Do this: Give back, exactly as it appears, the run of lines opening with the one containing "Clone this chart in seaborn and matplotlib." and closing with the one containing "from matplotlib.ticker import MultipleLocator". Nothing outside that run should appear.

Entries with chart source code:
####
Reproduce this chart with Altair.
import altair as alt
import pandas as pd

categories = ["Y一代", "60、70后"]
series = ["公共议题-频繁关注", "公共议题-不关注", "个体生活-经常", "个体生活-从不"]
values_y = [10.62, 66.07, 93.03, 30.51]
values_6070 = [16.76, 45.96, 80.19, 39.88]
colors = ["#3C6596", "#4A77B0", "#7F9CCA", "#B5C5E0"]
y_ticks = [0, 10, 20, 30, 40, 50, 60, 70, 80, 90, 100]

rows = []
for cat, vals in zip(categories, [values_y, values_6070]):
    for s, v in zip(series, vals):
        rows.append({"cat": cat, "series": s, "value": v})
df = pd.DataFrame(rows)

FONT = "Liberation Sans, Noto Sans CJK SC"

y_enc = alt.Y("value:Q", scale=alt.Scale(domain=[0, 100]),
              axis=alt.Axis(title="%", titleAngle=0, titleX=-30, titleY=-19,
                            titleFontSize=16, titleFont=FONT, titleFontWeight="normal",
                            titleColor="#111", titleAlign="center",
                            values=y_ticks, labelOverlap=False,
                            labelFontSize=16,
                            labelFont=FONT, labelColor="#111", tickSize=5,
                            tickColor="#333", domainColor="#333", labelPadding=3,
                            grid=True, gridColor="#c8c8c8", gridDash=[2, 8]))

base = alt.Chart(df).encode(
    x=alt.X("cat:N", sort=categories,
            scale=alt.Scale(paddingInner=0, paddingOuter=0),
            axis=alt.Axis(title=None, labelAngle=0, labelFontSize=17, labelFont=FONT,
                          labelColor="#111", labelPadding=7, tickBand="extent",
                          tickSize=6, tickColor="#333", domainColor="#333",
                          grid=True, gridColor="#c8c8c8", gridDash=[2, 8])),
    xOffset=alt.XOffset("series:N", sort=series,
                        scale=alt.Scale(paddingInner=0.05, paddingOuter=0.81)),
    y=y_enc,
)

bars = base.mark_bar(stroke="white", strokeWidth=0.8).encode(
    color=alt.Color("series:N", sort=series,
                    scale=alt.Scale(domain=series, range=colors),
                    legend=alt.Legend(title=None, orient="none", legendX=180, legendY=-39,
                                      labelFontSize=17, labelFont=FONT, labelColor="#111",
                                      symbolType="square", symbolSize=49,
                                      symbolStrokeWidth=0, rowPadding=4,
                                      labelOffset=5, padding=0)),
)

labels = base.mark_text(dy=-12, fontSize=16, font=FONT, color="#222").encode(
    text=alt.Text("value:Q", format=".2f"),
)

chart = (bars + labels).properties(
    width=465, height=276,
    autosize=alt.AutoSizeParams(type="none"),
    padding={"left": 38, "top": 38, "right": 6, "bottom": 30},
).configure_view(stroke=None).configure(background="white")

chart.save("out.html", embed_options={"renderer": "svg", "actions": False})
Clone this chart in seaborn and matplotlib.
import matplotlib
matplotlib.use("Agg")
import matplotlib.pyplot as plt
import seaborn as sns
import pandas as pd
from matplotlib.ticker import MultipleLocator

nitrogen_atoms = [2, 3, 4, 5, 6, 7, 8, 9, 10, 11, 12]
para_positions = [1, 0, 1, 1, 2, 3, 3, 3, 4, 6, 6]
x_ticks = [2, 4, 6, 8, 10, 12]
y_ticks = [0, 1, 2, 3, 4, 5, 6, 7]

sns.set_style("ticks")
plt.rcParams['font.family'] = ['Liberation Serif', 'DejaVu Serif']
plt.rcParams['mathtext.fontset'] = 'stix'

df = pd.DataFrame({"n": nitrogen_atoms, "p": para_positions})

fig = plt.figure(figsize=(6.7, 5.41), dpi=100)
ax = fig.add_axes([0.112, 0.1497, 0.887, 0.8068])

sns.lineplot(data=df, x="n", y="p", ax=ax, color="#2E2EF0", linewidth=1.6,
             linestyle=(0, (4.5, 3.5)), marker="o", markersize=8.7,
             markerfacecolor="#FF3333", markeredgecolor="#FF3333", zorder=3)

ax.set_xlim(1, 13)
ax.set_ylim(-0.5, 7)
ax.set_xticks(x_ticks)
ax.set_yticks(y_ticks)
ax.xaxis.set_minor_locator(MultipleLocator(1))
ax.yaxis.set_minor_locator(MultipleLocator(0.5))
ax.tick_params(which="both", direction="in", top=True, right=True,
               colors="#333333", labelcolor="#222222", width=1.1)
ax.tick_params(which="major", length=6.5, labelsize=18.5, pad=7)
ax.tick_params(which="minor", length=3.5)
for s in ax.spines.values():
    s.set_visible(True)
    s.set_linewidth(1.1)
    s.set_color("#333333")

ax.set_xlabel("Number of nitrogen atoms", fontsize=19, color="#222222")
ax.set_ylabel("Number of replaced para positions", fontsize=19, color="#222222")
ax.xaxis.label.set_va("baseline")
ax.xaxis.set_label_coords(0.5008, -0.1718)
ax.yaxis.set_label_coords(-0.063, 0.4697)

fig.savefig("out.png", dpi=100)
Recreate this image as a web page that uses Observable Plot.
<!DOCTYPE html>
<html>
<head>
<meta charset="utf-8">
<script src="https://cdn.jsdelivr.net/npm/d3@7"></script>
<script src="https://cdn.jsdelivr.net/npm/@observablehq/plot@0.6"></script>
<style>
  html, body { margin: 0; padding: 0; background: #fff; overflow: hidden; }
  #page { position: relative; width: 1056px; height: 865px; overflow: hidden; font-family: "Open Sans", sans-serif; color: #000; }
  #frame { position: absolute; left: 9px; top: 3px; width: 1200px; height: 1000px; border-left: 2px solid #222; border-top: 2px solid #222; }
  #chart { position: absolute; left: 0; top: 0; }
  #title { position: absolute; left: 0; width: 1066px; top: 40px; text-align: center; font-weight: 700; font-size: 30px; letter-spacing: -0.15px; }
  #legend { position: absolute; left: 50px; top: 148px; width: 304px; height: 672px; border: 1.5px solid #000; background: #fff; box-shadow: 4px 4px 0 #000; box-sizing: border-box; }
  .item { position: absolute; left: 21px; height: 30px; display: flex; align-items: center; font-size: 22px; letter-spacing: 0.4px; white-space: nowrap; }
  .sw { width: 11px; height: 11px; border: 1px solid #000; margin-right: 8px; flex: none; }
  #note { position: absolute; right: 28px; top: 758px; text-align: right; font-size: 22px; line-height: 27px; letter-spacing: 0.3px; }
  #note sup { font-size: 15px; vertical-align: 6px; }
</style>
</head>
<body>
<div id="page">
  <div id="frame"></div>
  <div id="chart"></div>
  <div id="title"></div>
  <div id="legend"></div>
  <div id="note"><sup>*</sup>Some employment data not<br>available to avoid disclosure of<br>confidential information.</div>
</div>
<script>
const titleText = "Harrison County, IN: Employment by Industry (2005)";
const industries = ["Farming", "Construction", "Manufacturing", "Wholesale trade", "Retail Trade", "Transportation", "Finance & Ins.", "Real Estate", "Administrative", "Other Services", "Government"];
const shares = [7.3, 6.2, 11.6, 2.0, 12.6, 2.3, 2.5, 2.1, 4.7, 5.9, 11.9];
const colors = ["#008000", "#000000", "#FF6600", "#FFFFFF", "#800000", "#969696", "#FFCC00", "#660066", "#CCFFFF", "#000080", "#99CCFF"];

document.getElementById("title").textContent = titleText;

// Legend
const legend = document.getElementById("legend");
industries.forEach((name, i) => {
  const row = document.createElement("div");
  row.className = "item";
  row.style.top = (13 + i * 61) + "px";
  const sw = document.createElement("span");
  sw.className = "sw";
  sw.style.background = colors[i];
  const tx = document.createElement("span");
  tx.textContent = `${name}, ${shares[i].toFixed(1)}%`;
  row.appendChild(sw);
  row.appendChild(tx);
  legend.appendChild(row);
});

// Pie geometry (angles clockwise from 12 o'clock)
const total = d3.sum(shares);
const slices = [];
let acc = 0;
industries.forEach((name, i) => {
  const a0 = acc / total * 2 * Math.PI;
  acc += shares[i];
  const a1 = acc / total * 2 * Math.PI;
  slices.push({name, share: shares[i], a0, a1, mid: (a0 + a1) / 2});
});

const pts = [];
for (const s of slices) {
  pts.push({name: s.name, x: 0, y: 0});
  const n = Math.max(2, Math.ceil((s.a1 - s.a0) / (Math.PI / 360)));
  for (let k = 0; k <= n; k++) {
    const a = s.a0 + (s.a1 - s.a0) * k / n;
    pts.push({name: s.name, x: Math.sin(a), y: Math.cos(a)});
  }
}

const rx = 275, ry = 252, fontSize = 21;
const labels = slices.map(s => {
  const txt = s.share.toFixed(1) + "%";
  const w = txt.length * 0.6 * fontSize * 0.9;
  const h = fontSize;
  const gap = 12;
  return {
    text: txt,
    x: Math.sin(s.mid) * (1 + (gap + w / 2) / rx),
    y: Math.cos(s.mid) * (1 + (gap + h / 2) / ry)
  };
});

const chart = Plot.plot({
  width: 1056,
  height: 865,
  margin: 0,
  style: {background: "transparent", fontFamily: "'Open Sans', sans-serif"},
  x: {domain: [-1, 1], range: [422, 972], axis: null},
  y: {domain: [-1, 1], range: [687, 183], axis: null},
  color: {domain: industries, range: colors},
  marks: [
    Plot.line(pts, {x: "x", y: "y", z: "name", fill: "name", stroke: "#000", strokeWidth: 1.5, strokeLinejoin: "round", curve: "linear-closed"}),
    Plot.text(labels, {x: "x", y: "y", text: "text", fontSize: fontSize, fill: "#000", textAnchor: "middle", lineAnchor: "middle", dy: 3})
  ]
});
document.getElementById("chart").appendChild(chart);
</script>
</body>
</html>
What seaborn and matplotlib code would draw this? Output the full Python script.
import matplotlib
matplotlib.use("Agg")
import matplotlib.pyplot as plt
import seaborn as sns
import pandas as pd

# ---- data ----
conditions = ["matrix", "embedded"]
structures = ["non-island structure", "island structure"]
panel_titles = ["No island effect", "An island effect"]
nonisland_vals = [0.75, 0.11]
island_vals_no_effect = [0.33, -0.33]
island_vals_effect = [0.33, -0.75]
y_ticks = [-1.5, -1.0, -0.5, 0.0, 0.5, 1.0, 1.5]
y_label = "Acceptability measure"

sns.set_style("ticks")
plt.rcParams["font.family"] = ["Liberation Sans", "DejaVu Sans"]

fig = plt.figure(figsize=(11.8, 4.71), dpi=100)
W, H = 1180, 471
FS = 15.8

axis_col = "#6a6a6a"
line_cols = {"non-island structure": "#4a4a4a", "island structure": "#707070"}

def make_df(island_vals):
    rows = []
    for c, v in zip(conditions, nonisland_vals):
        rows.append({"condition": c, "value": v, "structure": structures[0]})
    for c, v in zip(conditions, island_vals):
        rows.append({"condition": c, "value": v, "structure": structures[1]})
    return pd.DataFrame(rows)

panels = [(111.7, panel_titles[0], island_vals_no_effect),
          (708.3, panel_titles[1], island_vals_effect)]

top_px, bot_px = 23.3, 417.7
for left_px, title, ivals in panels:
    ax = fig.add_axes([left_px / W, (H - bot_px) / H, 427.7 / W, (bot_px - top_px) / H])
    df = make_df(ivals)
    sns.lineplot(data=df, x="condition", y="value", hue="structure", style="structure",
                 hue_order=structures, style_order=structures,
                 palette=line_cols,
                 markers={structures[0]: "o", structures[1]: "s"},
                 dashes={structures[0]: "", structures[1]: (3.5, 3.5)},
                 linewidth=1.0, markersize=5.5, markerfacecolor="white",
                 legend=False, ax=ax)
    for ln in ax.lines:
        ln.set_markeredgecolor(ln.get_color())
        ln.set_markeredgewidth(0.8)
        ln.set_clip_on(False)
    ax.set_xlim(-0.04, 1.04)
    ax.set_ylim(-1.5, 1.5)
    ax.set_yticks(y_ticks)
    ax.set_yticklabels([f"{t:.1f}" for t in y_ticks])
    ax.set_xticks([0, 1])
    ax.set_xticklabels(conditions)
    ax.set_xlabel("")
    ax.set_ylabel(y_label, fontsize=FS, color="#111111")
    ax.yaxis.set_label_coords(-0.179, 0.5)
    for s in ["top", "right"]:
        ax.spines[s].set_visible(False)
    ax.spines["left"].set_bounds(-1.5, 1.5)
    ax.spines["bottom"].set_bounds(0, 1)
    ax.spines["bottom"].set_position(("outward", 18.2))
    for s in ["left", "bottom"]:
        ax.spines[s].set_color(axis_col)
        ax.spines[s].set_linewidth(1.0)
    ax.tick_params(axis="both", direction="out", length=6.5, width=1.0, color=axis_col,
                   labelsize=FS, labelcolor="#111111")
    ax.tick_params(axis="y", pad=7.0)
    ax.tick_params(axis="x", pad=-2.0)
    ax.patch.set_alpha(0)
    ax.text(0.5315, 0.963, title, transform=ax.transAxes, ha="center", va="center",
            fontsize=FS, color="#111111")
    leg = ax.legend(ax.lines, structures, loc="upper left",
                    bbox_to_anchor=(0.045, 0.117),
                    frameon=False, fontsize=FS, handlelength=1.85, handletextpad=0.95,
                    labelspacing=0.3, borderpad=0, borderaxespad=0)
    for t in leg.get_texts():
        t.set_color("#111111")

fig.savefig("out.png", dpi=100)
####
Output:
Clone this chart in seaborn and matplotlib.
import matplotlib
matplotlib.use("Agg")
import matplotlib.pyplot as plt
import seaborn as sns
import pandas as pd
from matplotlib.ticker import MultipleLocator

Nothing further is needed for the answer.